Fairholme and Sears Canada
In 4Q14, Fairholme revealed a new position in Sears Canada (SRSC). The position was created soon after Fairholme’s participation in Sears Holdings’s (SHLD) rights offering to sell 40 million shares of Sears Canada to SHLD’s shareholders back in October 2014.
Berkowitz’s fund received approximately 40% more than the prorated amount of shares due to oversubscription rights. As of 4Q14, Fairholme’s position in Sears Canada stands at 14.1 million shares, or 1.86% of its portfolio. In a recent amendment to its 13G, Fairholme disclosed a 13.5% ownership position in SRSC.
Sears Canada is one of Canada’s largest department store chains, with close to 171 corporate stores. Sears Canada also has 201 hometown dealer stores that sell apparel, home goods, and appliances. In addition, the company runs Canada’s largest catalog operation, with more than 1,300 locations. Sears Canada also sells merchandise online through its website.
Sears Holdings completes rights offering of Sears Canada
After failing to find a suitable buyer in October 2014, Sears Holdings (SHLD) reduced its stake in Sears Canada to 12% from 51% through a rights offering of 40 million shares to its own shareholders.

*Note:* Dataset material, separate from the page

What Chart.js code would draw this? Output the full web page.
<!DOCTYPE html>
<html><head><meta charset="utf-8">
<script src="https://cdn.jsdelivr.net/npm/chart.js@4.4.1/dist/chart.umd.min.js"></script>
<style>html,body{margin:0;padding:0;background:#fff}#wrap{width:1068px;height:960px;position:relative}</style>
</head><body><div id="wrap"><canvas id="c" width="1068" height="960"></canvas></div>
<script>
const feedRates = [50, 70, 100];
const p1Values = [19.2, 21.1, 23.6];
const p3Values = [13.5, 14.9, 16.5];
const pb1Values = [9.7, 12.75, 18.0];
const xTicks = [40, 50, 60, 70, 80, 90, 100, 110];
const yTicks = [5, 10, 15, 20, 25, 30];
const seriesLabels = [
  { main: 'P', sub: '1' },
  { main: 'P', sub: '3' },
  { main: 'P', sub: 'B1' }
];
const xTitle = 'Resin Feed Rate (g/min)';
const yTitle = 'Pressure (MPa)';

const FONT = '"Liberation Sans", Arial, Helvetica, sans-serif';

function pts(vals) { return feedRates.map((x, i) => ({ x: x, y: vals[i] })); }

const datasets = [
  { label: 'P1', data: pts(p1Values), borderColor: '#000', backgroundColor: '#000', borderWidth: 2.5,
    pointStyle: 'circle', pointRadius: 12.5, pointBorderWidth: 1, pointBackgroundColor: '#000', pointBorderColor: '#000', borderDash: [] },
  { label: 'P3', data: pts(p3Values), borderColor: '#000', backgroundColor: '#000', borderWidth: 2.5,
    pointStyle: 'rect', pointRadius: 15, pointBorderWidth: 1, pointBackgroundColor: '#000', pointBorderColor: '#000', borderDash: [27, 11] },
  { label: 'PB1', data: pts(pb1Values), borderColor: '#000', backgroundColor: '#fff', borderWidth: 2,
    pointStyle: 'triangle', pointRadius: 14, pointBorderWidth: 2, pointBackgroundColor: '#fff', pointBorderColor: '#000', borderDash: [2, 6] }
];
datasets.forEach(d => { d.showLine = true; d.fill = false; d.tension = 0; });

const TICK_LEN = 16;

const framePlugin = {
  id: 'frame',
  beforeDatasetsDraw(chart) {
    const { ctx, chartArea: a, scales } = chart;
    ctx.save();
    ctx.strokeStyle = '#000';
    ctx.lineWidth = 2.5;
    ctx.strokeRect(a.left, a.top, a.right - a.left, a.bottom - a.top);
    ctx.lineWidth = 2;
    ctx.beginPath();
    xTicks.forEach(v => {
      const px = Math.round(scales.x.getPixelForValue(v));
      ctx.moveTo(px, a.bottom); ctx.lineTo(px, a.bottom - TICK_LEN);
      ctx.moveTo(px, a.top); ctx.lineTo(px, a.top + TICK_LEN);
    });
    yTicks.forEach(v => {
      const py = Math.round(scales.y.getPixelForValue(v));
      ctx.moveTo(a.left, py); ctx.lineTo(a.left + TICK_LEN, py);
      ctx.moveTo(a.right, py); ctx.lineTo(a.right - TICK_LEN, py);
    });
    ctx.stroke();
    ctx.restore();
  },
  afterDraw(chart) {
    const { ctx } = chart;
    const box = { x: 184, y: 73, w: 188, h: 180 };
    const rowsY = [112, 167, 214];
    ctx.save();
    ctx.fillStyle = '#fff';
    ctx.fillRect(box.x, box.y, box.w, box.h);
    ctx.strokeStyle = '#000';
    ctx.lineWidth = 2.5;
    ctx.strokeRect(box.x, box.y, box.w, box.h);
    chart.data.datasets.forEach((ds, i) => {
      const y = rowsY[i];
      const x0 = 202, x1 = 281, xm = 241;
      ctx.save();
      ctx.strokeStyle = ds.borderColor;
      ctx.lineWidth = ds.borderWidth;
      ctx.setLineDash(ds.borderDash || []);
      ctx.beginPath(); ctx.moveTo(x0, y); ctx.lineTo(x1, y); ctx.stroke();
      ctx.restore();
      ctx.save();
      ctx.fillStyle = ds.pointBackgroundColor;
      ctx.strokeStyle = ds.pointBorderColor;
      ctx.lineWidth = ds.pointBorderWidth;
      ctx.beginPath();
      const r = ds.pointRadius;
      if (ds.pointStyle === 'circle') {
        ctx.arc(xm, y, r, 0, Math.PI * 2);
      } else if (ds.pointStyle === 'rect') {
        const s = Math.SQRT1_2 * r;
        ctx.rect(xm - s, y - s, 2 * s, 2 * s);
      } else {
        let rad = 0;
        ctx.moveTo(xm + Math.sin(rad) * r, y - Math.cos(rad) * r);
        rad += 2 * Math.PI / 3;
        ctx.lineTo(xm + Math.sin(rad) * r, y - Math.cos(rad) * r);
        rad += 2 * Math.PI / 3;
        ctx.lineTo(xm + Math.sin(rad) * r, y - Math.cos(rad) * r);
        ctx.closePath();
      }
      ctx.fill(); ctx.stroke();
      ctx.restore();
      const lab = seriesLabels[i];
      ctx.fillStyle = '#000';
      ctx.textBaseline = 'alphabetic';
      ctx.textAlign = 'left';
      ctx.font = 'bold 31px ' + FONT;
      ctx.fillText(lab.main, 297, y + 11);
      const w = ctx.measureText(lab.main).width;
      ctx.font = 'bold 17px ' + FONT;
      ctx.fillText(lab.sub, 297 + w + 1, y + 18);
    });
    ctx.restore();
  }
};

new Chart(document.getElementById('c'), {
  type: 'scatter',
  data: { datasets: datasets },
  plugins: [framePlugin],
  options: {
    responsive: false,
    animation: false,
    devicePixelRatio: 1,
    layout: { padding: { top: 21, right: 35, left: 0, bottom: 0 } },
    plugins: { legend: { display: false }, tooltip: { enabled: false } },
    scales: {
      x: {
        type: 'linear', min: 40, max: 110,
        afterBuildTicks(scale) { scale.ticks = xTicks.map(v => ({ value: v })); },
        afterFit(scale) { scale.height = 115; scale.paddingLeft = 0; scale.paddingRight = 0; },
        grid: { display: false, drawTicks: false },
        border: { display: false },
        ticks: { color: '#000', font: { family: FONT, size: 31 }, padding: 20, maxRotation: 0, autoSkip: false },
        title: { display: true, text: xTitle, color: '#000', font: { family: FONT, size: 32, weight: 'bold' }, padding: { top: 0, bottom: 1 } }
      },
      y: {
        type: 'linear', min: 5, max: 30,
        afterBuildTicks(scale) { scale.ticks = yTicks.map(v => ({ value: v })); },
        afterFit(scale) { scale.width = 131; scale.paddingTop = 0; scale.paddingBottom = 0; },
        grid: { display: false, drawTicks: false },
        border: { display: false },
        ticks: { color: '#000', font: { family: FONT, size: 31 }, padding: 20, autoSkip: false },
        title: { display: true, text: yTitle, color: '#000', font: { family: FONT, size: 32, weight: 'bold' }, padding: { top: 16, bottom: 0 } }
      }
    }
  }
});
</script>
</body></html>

Although Sears Canada’s management team underwent changes after this move, Sears Holdings CEO and chairman Edward Lampert continues to retain a majority stake in Sears Canada through his investment holding company, ESL Investments.
Management team commits to Canadian marketplace
The retail environment for the Canadian market is viewed to be challenging when compared to the US market due to high variability in regional preferences in Canada. Despite its longstanding presence in Canada, Sears Canada has faced increasing competition from Walmart (WMT), Target (TGT), and e-commerce players such as Amazon (AMZN).

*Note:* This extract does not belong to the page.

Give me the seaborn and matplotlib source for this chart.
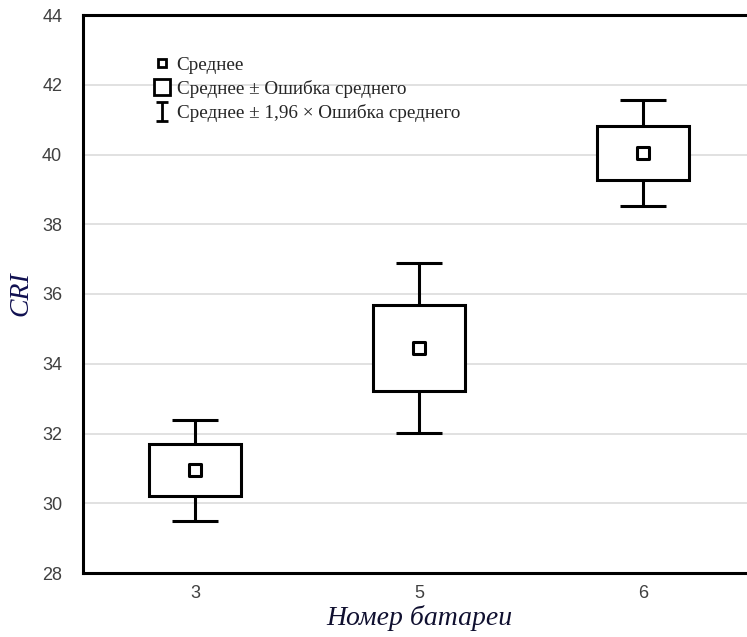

To counter competitive pressures and to operate with a leaner cost structure, Sears Canada sold many of its leases worth $400 million in 2013 and reduced its workforce by 3,000 employees. Target (TGT) exited its Canadian retail operations in January 2015 as its losses continued to mount. Target’s exit can be attributed to its failure to understand the tastes of Canadian consumers.

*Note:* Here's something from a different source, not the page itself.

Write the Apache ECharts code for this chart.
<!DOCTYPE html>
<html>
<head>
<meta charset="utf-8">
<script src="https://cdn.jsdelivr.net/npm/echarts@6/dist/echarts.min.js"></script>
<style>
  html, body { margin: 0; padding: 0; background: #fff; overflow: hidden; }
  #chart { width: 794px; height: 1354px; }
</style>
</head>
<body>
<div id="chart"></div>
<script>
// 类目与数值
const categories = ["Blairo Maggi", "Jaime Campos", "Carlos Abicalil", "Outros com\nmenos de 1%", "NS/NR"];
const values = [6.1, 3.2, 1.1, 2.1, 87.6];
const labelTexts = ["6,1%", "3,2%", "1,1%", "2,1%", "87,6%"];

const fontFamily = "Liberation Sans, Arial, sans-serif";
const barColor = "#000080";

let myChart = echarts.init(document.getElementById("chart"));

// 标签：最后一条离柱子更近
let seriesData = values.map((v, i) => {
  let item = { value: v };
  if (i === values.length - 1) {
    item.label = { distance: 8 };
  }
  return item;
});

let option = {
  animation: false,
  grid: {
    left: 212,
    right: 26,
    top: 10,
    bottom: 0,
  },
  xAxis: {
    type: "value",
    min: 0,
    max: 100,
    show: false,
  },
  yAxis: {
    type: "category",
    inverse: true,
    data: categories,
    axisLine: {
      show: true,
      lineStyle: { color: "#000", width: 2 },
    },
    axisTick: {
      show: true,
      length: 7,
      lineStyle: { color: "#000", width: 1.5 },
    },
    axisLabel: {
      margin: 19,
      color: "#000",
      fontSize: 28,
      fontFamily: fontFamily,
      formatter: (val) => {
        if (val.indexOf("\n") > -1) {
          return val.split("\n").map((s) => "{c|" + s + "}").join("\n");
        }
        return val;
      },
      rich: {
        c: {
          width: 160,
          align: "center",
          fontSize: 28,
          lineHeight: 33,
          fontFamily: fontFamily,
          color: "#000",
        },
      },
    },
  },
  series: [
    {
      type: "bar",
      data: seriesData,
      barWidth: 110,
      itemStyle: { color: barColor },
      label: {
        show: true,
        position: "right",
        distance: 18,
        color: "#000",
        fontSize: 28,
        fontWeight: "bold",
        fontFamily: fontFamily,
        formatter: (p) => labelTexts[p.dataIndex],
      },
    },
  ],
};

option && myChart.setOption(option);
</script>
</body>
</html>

Sears Canada’s newly appointed CEO Ron Boire attributed Target’s exit from Canada to its “cookie cutter” strategy. He also asserted that Sears Canada is committed to creating long-term relationships with Canadian consumers while maintaining its focus on product development, infrastructure improvement, and prudent expense management.
Financial performance deteriorates
In 4Q14, Sears Canada evidenced a 17.7% YoY (or year-over-year) decline in its revenue to $972.5 million, due to a continued fall in same-stores sales. Operating loss widened to $154.7 million from $77.7 million in 4Q13 due to impairment charges related to leasehold improvements. As a result, the company reported a net loss of $123.6 million against net earnings of $373.7 million in 4Q13.